TASK REQUIREMENTS: Review the material line by line. Identify and copy every line that contains the string "standalone".

##### TASK MATERIAL

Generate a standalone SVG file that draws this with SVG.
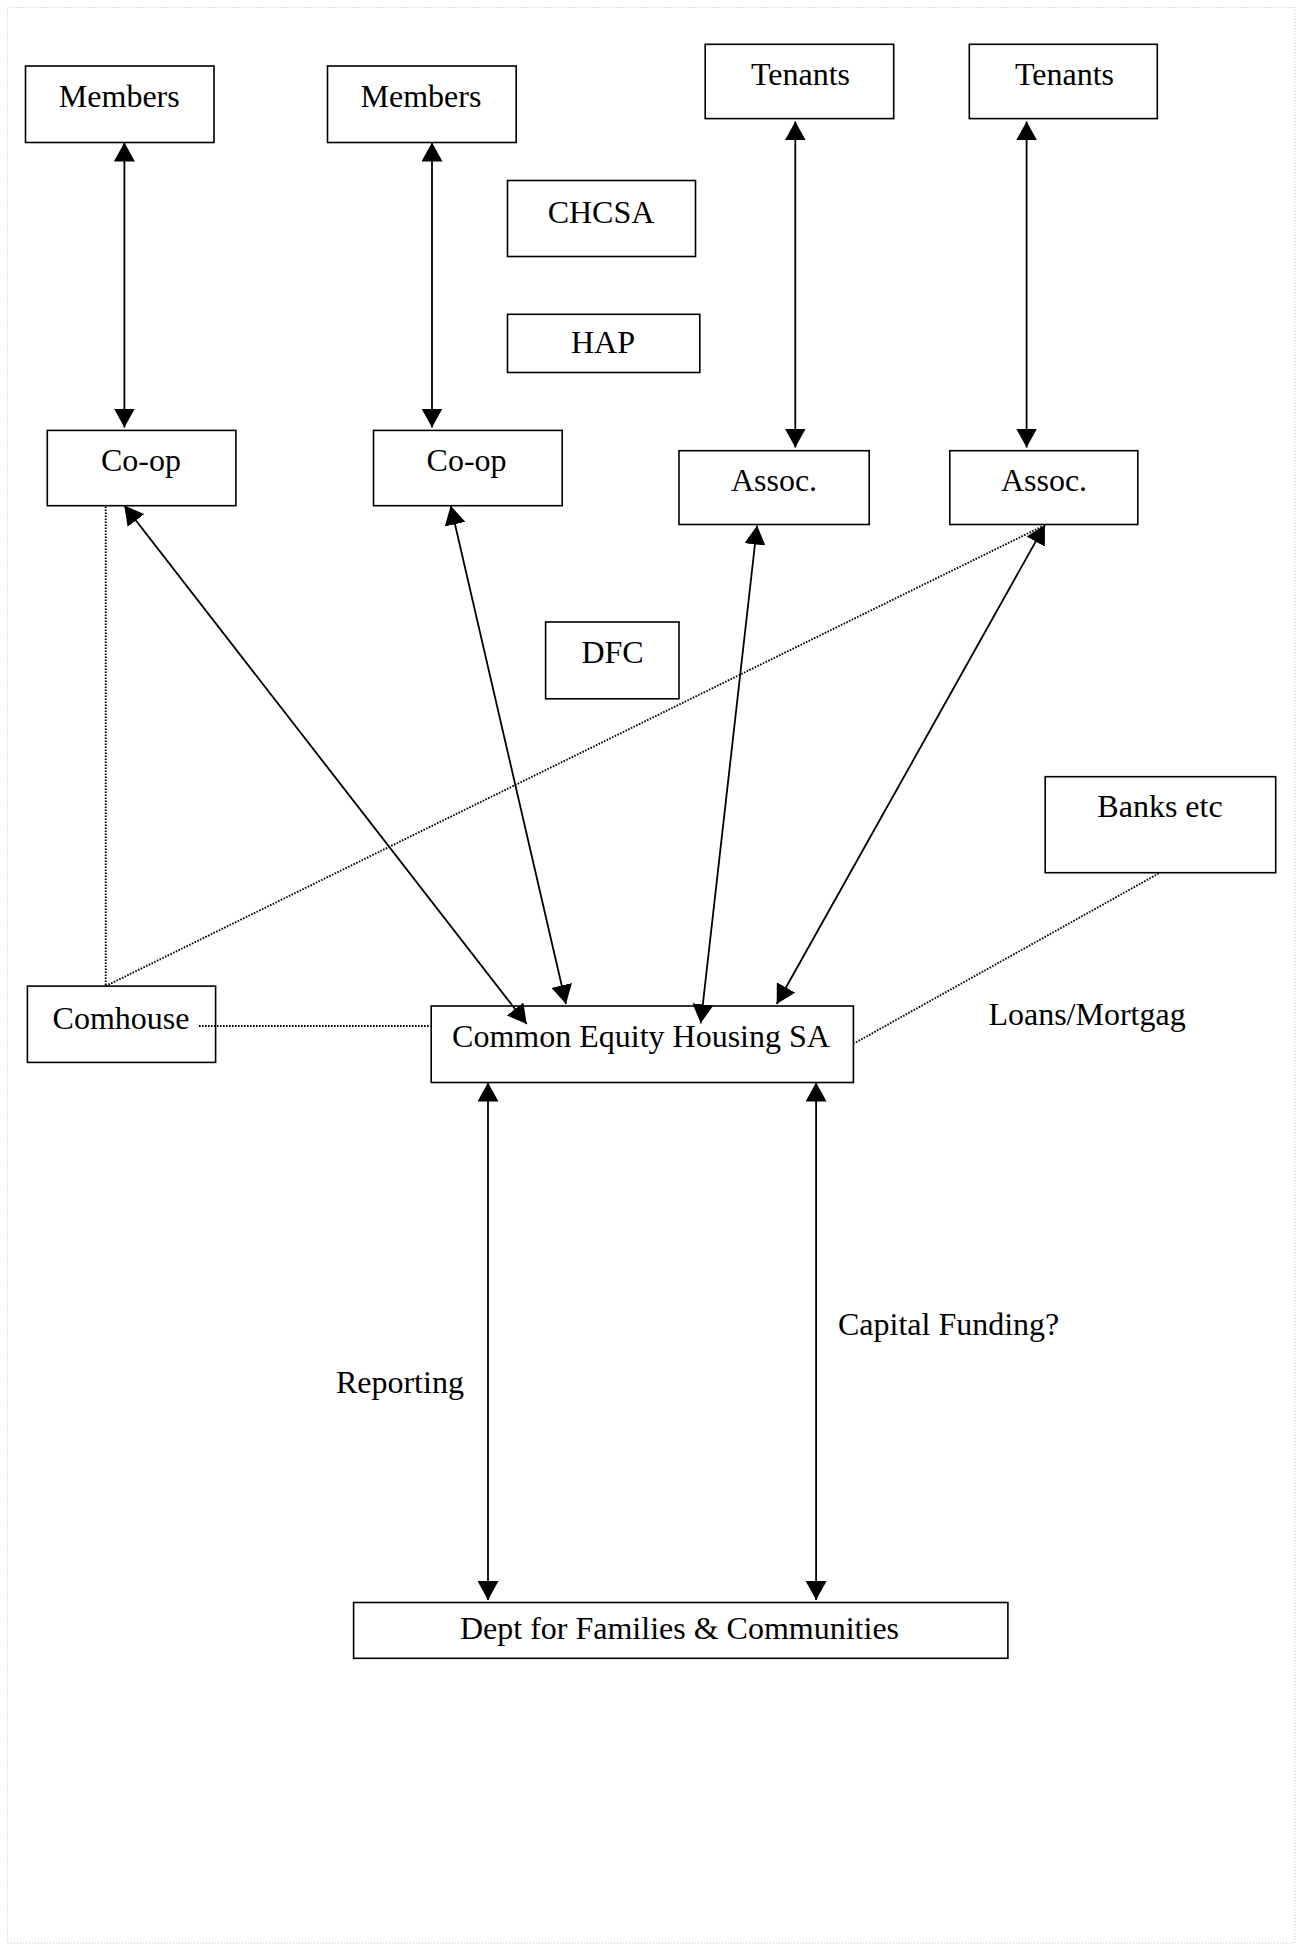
<svg xmlns="http://www.w3.org/2000/svg" width="1301" height="1947" viewBox="0 0 1301 1947">
  <style>
    .box { fill: #ffffff; stroke: #000000; stroke-width: 1.6; }
    .lbl { font-family: "Liberation Serif", "Times New Roman", serif; font-size: 32px; fill: #000000; text-anchor: middle; }
    .free { font-family: "Liberation Serif", "Times New Roman", serif; font-size: 32px; fill: #000000; }
    .arrow { stroke: #000000; stroke-width: 1.8; fill: none; marker-start: url(#ah); marker-end: url(#ah); }
    .dot { stroke: #000000; stroke-width: 1.9; fill: none; stroke-dasharray: 1.6 1.4; }
    .page { fill: none; stroke: #c4c4c4; stroke-width: 1; stroke-dasharray: 1 2; }
  </style>
  <defs>
    <marker id="ah" viewBox="0 0 19 21" refX="19" refY="10.5" markerWidth="19" markerHeight="21" markerUnits="userSpaceOnUse" orient="auto-start-reverse">
      <path d="M0,0 L19,10.5 L0,21 Z" fill="#000000"/>
    </marker>
  </defs>
  <rect x="0" y="0" width="1301" height="1947" fill="#ffffff"/>
  <rect class="page" x="7.5" y="7.5" width="1287.5" height="1935.5"/>

  <g id="members1"><rect class="box" x="25.5" y="66" width="188.5" height="76.5"/><text class="lbl" x="119.3" y="107">Members</text></g>
  <g id="members2"><rect class="box" x="327.5" y="66" width="188.7" height="76.5"/><text class="lbl" x="421" y="107">Members</text></g>
  <g id="chcsa"><rect class="box" x="507.5" y="180.5" width="188" height="76"/><text class="lbl" x="601" y="223">CHCSA</text></g>
  <g id="hap"><rect class="box" x="507.5" y="314.3" width="192.3" height="58.2"/><text class="lbl" x="603" y="352.9">HAP</text></g>
  <g id="tenants1"><rect class="box" x="705.2" y="44.3" width="188.5" height="74.3"/><text class="lbl" x="800.5" y="84.6">Tenants</text></g>
  <g id="tenants2"><rect class="box" x="969.3" y="44.3" width="188" height="74.3"/><text class="lbl" x="1064.5" y="84.6">Tenants</text></g>
  <g id="coop1"><rect class="box" x="47.3" y="430.4" width="188.6" height="75.3"/><text class="lbl" x="141" y="470.7">Co-op</text></g>
  <g id="coop2"><rect class="box" x="373.5" y="430.4" width="188.7" height="75.3"/><text class="lbl" x="466.6" y="470.7">Co-op</text></g>
  <g id="assoc1"><rect class="box" x="679" y="450.7" width="190.2" height="73.8"/><text class="lbl" x="774" y="491">Assoc.</text></g>
  <g id="assoc2"><rect class="box" x="949.8" y="450.7" width="188" height="73.8"/><text class="lbl" x="1044" y="491">Assoc.</text></g>
  <g id="dfc"><rect class="box" x="545.6" y="622" width="133.4" height="76.8"/><text class="lbl" x="612.5" y="662.9">DFC</text></g>
  <g id="banks"><rect class="box" x="1045.2" y="776.7" width="230.5" height="96"/><text class="lbl" x="1160" y="816.7">Banks etc</text></g>
  <g id="comhouse"><rect class="box" x="27.4" y="986.1" width="188.2" height="76.3"/><text class="lbl" x="121" y="1029">Comhouse</text></g>
  <g id="ceh"><rect class="box" x="431.2" y="1006" width="422.2" height="76.5"/><text class="lbl" x="641" y="1046.5">Common Equity Housing SA</text></g>
  <g id="dept"><rect class="box" x="353.6" y="1602.5" width="654.3" height="55.8"/><text class="lbl" x="679.5" y="1639.3">Dept for Families &amp; Communities</text></g>

  <g id="connectors">
    <line class="arrow" x1="124.4" y1="142.5" x2="124.4" y2="427.5"/>
    <line class="arrow" x1="432" y1="142.5" x2="432" y2="427.5"/>
    <line class="arrow" x1="795.3" y1="121.4" x2="795.3" y2="447.5"/>
    <line class="arrow" x1="1026.6" y1="121.4" x2="1026.6" y2="447.5"/>
    <line class="arrow" x1="124.3" y1="505.5" x2="526.7" y2="1024"/>
    <line class="arrow" x1="450.7" y1="505.7" x2="566" y2="1004"/>
    <line class="arrow" x1="757.1" y1="525.5" x2="700.7" y2="1023.3"/>
    <line class="arrow" x1="1045" y1="525" x2="776.7" y2="1004"/>
    <line class="arrow" x1="488" y1="1082.5" x2="488" y2="1600"/>
    <line class="arrow" x1="816.1" y1="1082.5" x2="816.1" y2="1600"/>
    <line class="dot" x1="105.7" y1="506.5" x2="105.7" y2="986"/>
    <line class="dot" x1="105.7" y1="986" x2="1043" y2="526"/>
    <line class="dot" x1="199" y1="1026" x2="430.5" y2="1026"/>
    <line class="dot" x1="1158.6" y1="873.5" x2="854.3" y2="1043.3"/>
  </g>

  <g id="labels">
    <text class="free" x="988.4" y="1024.9">Loans/Mortgag</text>
    <text class="free" x="335.9" y="1393">Reporting</text>
    <text class="free" x="838" y="1335">Capital Funding?</text>
  </g>
</svg>
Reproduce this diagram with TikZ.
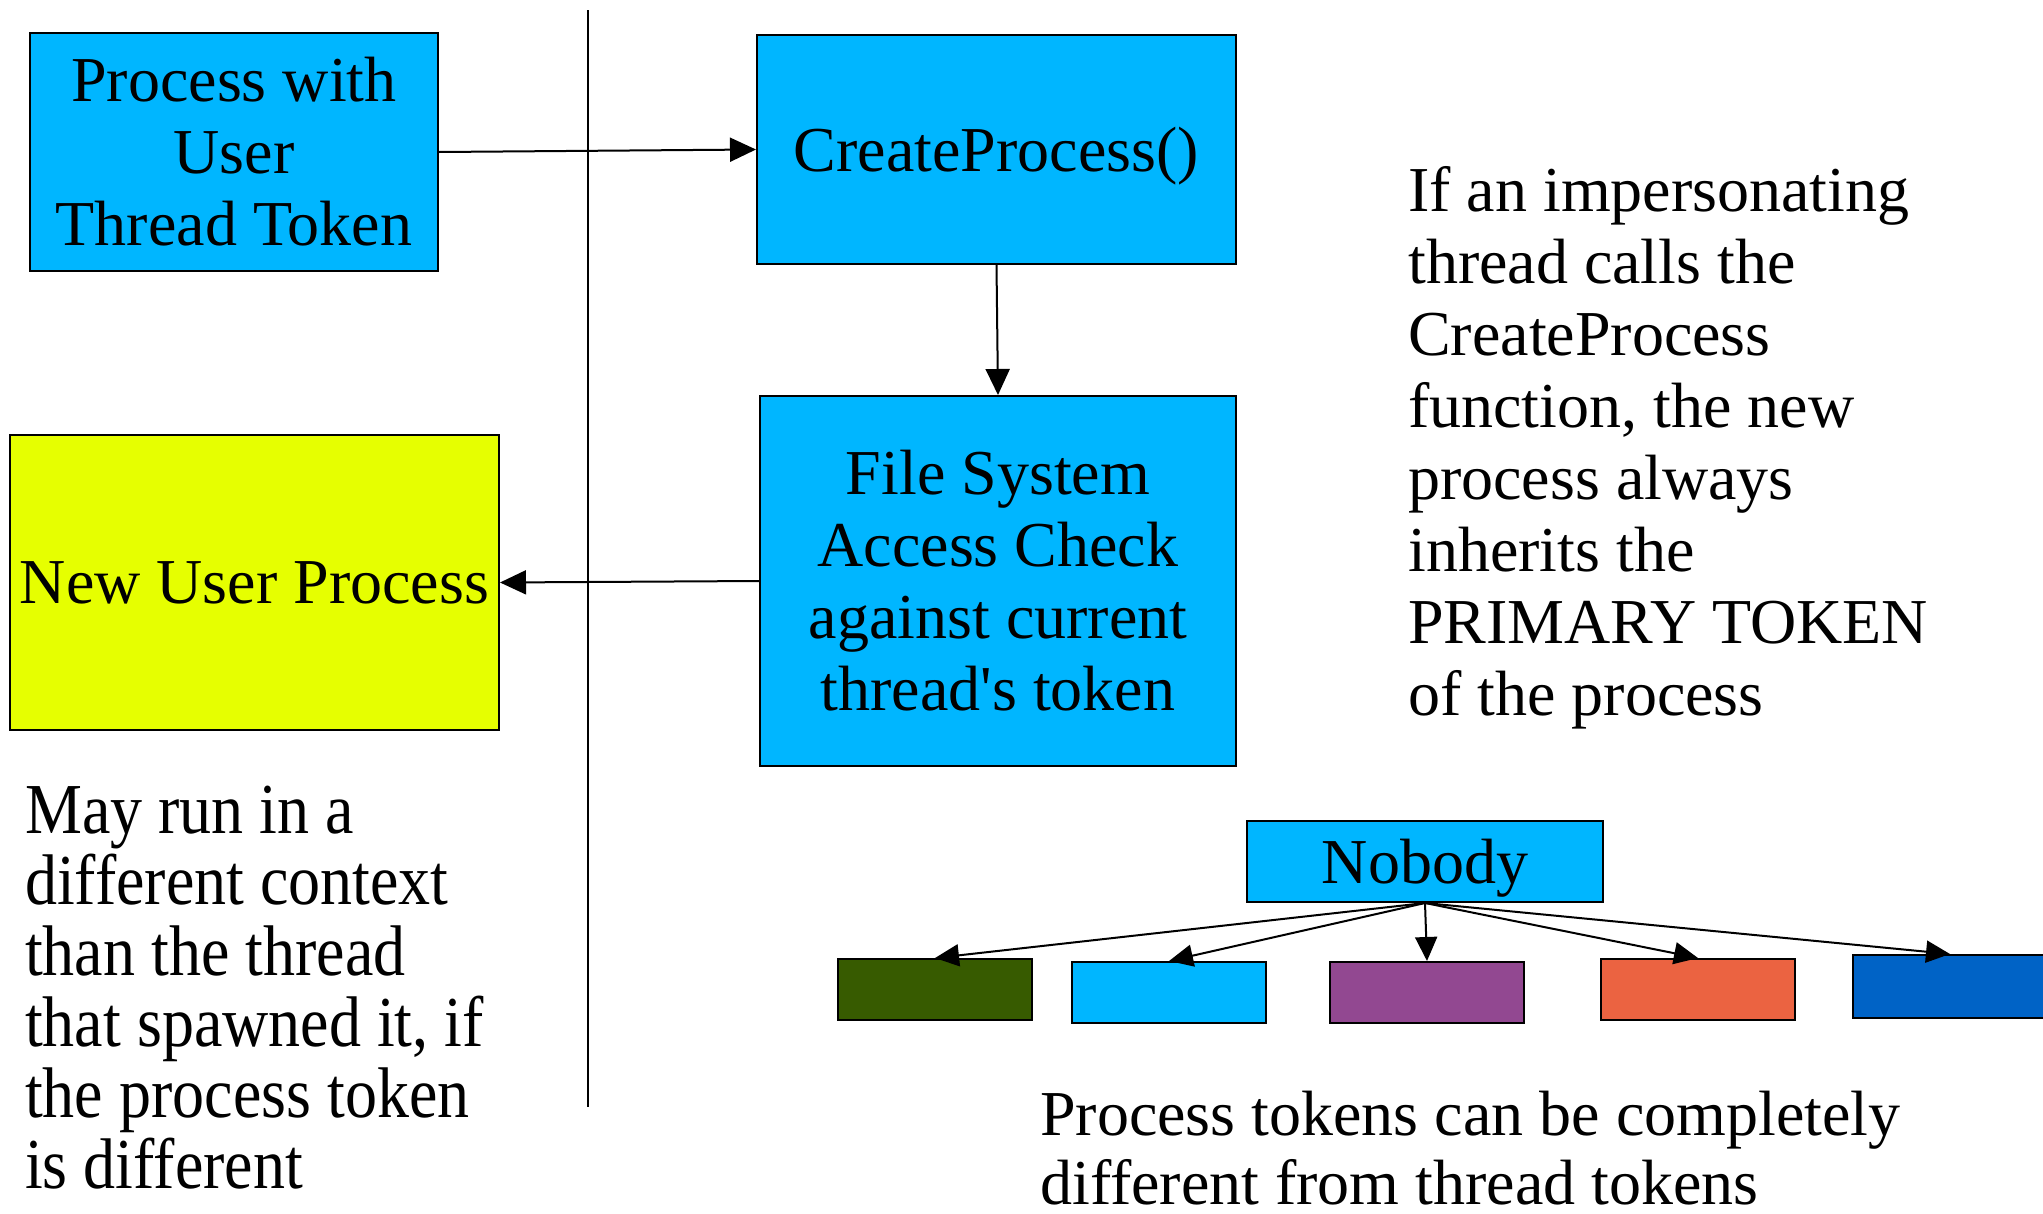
\documentclass[tikz,border=0pt]{standalone}
\usepackage{fontspec}
\usepackage{graphicx}
\setmainfont{Liberation Serif}
\usetikzlibrary{arrows.meta}

\definecolor{tokcyan}{RGB}{0,182,255}
\definecolor{tokyellow}{RGB}{230,255,0}
\definecolor{tokgreen}{RGB}{55,91,0}
\definecolor{tokpurple}{RGB}{146,72,145}
\definecolor{tokorange}{RGB}{235,99,65}
\definecolor{tokblue}{RGB}{0,99,198}

\newcommand{\bigtext}{\fontsize{64}{72}\selectfont}
\newcommand{\tallline}[1]{\scalebox{1}[1.12]{#1}}

\tikzset{
  box/.style={draw=black, line width=2pt, rectangle, inner sep=0pt,
    align=center, font=\bigtext},
  tokbox/.style={draw=black, line width=2pt, rectangle, inner sep=0pt,
    minimum width=194pt, minimum height=61pt},
  flow/.style={line width=2pt, -{Triangle[length=26pt,width=24pt]}},
  fan/.style={line width=2pt, -{Triangle[length=24pt,width=22pt]}},
  txt/.style={anchor=base west, inner sep=0pt, font=\bigtext},
}

\begin{document}
\begin{tikzpicture}[x=1pt,y=-1pt]
  \useasboundingbox (0,0) rectangle (2043,1213);

  % separator between the two sides
  \coordinate (divtop) at (588,10);
  \coordinate (divbot) at (588,1107);
  \draw[line width=2pt] (divtop) -- (divbot);

  % main flow
  \node[box, fill=tokcyan, minimum width=408pt, minimum height=238pt]
    (caller) at (234,152) {Process with\\User\\Thread Token};
  \node[box, fill=tokcyan, minimum width=479pt, minimum height=229pt,
        text depth=0pt]
    (create) at (996.5,149.5) {CreateProcess()};
  \node[box, fill=tokcyan, minimum width=476pt, minimum height=370pt]
    (check) at (998,581) {File System\\[0pt]Access Check\\against current\\thread\textquotesingle s token};
  \node[box, fill=tokyellow, minimum width=489pt, minimum height=295pt]
    (newproc) at (254.5,582.5) {New User Process};

  \draw[flow] (caller.east) -- (create.west);
  \draw[flow] (create.south) -- (check.north);
  \draw[flow] (check.west) -- (newproc.east);

  % token fan-out
  \node[box, fill=tokcyan, minimum width=356pt, minimum height=81pt,
        text depth=0pt]
    (nobody) at (1425,861.5) {Nobody};
  \node[tokbox, fill=tokgreen]  (t1) at (935,989.5) {};
  \node[tokbox, fill=tokcyan]   (t2) at (1169,992.5) {};
  \node[tokbox, fill=tokpurple] (t3) at (1427,992.5) {};
  \node[tokbox, fill=tokorange] (t4) at (1698,989.5) {};
  \node[tokbox, fill=tokblue, minimum height=63pt] (t5) at (1950,986.5) {};

  \foreach \t in {t1,t2,t3,t4,t5}
    \draw[fan] (nobody.south) -- (\t.north);

  % explanatory notes
  \foreach \line [count=\i from 0] in {%
      If an impersonating,
      thread calls the,
      CreateProcess,
      {function, the new},
      process always,
      inherits the,
      PRIMARY TOKEN,
      of the process}
    \node[txt] (right-\i) at (1408,211+72*\i) {\line};

  \foreach \line [count=\i from 0] in {%
      May run in a,
      different context,
      than the thread,
      {that spawned it, if},
      the process token,
      is different}
    \node[txt] (left-\i) at (25,833+71*\i) {\tallline{\line}};

  \node[txt] (bottom-0) at (1040,1135) {Process tokens can be completely};
  \node[txt, text depth=0pt] (bottom-1) at (1040,1204) {different from thread tokens};
\end{tikzpicture}
\end{document}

##########

SOLUTION BELOW:
Generate a standalone SVG file that draws this with SVG.
\documentclass[tikz,border=0pt]{standalone}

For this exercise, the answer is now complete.